Sometimes when displaying data in an application you want the amount of data (rows, individual data points etc.) to be limited for the app to stay responsive and to allow the user to more easily scan and browse the data set.
In SQL this is commonly done using a LIMIT statement:
1 | SELECT * FROM table LIMIT 100 |
Now, what if you want to not only display the data but also inform the user in case the total number of rows in the table exceeds the limit set by your application? You could of course select a COUNT of the table rows and display a message if COUNT(*) > 100:
1 | SELECT COUNT(*) FROM table |
However, this means you have to execute 2 queries instead of 1 which depending on your application architecture could involve additional overhead such as additional HTTP calls in a single-page application architecture.
A more efficient solution is using a sentinel to determine if the total number of data points is larger than a given number:
1 | SELECT * FROM table LIMIT 101 |
Using 101 instead of 100 as the LIMIT argument in this case allows you to check if there are further rows in addition to the ones selected. If the size of the result set returned by this query is larger than 100 you know that the table contains additional rows without having to execute an additional COUNT query. In terms of data structures, such an element that serves no other purpose but to determine if a list iteration can terminate is called a sentinel node.
Another useful feature when dealing with large datasets is PostgreSQL’s window function. When using aggregate functions such as SUM or COUNT in SQL you have to use a GROUP BY statement if you want to mix those aggregate columns with normal columns in your result set:
1 | SELECT id, name, location, SUM(amount) FROM items GROUP BY id, name, location |
Sometimes this is desired, for example if you want summate over the amounts by item. However, sometimes you want the total sum over all items or you might not want to group by a certain field (for instance ‘location’ in the above example). In that case you’d have to resort to executing 2 queries again: One that yields the individual items and one that gives you the total amount.
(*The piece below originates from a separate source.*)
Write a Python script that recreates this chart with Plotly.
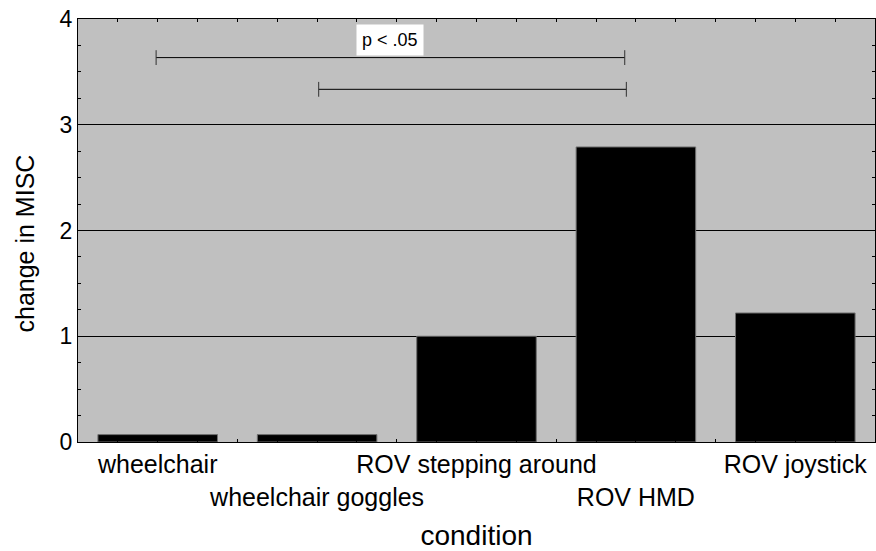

Another, more elegant solution in such a use case is using a window function:
1 | SELECT id, name, location, SUM(amount) OVER () FROM items |
Windowing allows you to take values from a subset of table rows and use those in calculations. The excellent PostgreSQL documentation explains it like this:
A window function performs a calculation across a set of table rows that are somehow related to the current row. This is comparable to the type of calculation that can be done with an aggregate function. But unlike regular aggregate functions, use of a window function does not cause rows to become grouped into a single output row — the rows retain their separate identities.
By using OVER () with no arguments you create a window over the whole result set and use that to calculate the overall amount. In addition to that OVER () also takes expressions like PARTITION BY depname ORDER BY salary DESC that allow you to group (PARTITION BY) and order the calculation results.
Windowing also allows you to accumulate values that take previous rows into account. The following query for instance yields a result set where accumulated_amount increases for each subsequent row by that row’s amount, which effectively creates a series of the sequence of amounts in the item table:
1 | SELECT name, SUM(amount) OVER (ORDER BY amount DESC) AS accumulated_amount FROM itmes |
Along those lines, pivoting in PostgreSQL also is a useful approach (commonly known from Microsoft Excel) for aggregating and partitioning values by doing a matrix transposition and turn rows into columns and vice versa.